▶ _What the task asks_
Answer with one number only: the number of lines that contain "matplotlib".

▶ _Given data_
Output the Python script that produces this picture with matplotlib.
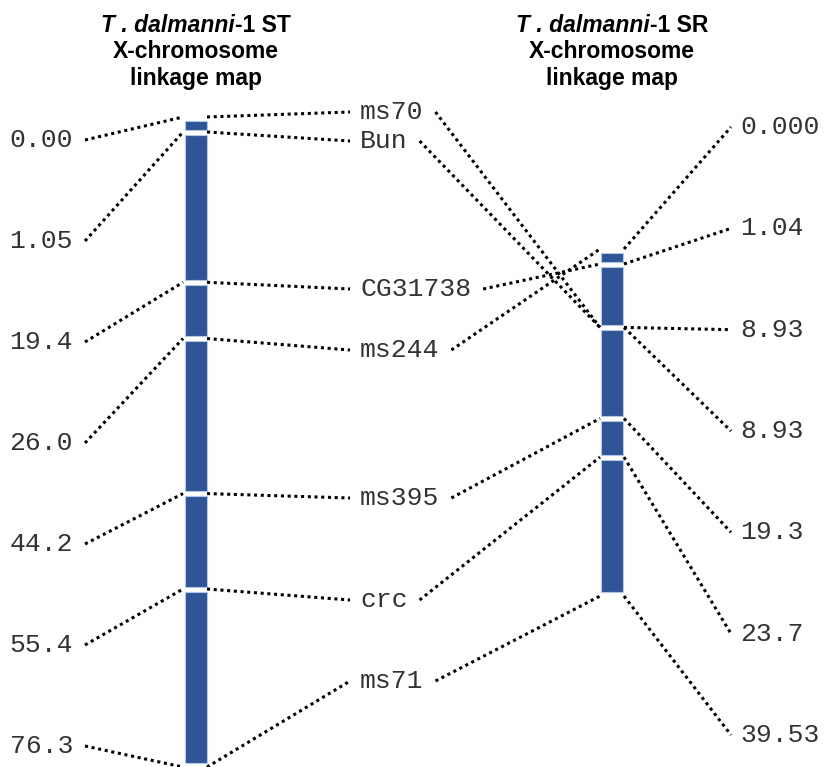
import matplotlib
matplotlib.use('Agg')
import matplotlib.pyplot as plt
from matplotlib.patches import Rectangle

# markers in the order they sit on the ST map
markers = ['ms70', 'Bun', 'CG31738', 'ms244', 'ms395', 'crc', 'ms71']
st_cm = [0.00, 1.05, 19.4, 26.0, 44.2, 55.4, 76.3]
st_labels = ['0.00', '1.05', '19.4', '26.0', '44.2', '55.4', '76.3']

# same markers on the SR map
sr_cm = [8.93, 8.93, 1.04, 0.000, 19.3, 23.7, 39.53]
sr_labels = ['0.000', '1.04', '8.93', '8.93', '19.3', '23.7', '39.53']

st_title = ['T . dalmanni', '-1 ST']
sr_title = ['T . dalmanni', '-1 SR']

# layout (pixels)
W, H = 826, 767
BAR_W = 22
ST_X, SR_X = 196, 612
ST_TOP, ST_SCALE = 117, 8.52
SR_TOP, SR_SCALE = 249, 8.78
MIN_GAP = 15
GAP = 5
INSET = 4
MID_X = 360
MID_LABEL_Y = [112, 141, 289, 350, 498, 600, 681]
BAR_COLOR = '#2F5597'
TEXT_COLOR = '#333333'
DOTS = dict(color='black', lw=2.2, linestyle=(0, (1, 1.2)))
MONO = dict(family='Liberation Mono', fontsize=19, color=TEXT_COLOR)

plt.rcParams['font.family'] = ['Liberation Sans', 'DejaVu Sans']

fig = plt.figure(figsize=(W / 100, H / 100), dpi=100)
ax = fig.add_axes([0, 0, 1, 1])
ax.set_xlim(0, W)
ax.set_ylim(H, 0)
ax.axis('off')
renderer = fig.canvas.get_renderer()


def positions(cms, top, scale):
    # y of each distinct locus, pushed apart when too close
    ys = {}
    prev = None
    for c in sorted(set(cms)):
        y = top + c * scale
        if prev is not None and y - prev < MIN_GAP:
            y = prev + MIN_GAP
        ys[c] = y
        prev = y
    return ys


def draw_bar(xc, ys):
    levels = sorted(ys.values())
    edges = [levels[0] + INSET]
    for y in levels[1:-1]:
        edges += [y - GAP / 2, y + GAP / 2]
    edges.append(levels[-1] - INSET)
    for a, b in zip(edges[::2], edges[1::2]):
        ax.add_patch(Rectangle((xc - BAR_W / 2, a), BAR_W, b - a,
                               facecolor=BAR_COLOR, edgecolor='#B4C7E7', lw=0.8))


def text_width(t):
    bb = t.get_window_extent(renderer=renderer)
    return bb.width


def draw_title(xc, first):
    t1 = ax.text(0, 25, first[0], style='italic', weight='bold', fontsize=16.5,
                 ha='left', va='center')
    t2 = ax.text(0, 25, first[1], weight='bold', fontsize=16.5, ha='left', va='center')
    w1, w2 = text_width(t1), text_width(t2)
    x0 = xc - (w1 + w2) / 2
    t1.set_x(x0)
    t2.set_x(x0 + w1)
    ax.text(xc, 52, 'X-chromosome', weight='bold', fontsize=16.5, ha='center', va='center')
    ax.text(xc, 79, 'linkage map', weight='bold', fontsize=16.5, ha='center', va='center')


st_y = positions(st_cm, ST_TOP, ST_SCALE)
sr_y = positions(sr_cm, SR_TOP, SR_SCALE)

draw_bar(ST_X, st_y)
draw_bar(SR_X, sr_y)
draw_title(ST_X, st_title)
draw_title(SR_X, sr_title)

# left side: ST distances
n = len(st_labels)
for i, (c, lab) in enumerate(zip(st_cm, st_labels)):
    ly = 140 + i * (746 - 140) / (n - 1)
    ax.text(73, ly, lab, ha='right', va='center', **MONO)
    ax.plot([85, ST_X - BAR_W / 2 - 2], [ly, st_y[c]], **DOTS)

# middle: marker names linking both maps
for name, c1, c2, my in zip(markers, st_cm, sr_cm, MID_LABEL_Y):
    t = ax.text(MID_X, my, name, ha='left', va='center', **MONO)
    ax.plot([ST_X + BAR_W / 2, MID_X - 10], [st_y[c1], my], **DOTS)
    x_end = MID_X + text_width(t) + 12
    ax.plot([x_end, SR_X - BAR_W / 2 - 1], [my, sr_y[c2]], **DOTS)

# right side: SR distances
sr_sorted = sorted(sr_cm)
for i, (c, lab) in enumerate(zip(sr_sorted, sr_labels)):
    ry = 127 + i * (735 - 127) / (n - 1)
    ax.text(740, ry, lab, ha='left', va='center', **MONO)
    ax.plot([SR_X + BAR_W / 2 + 1, 731], [sr_y[c], ry], **DOTS)

fig.savefig('out.png', dpi=100)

▶ _Finished task_
5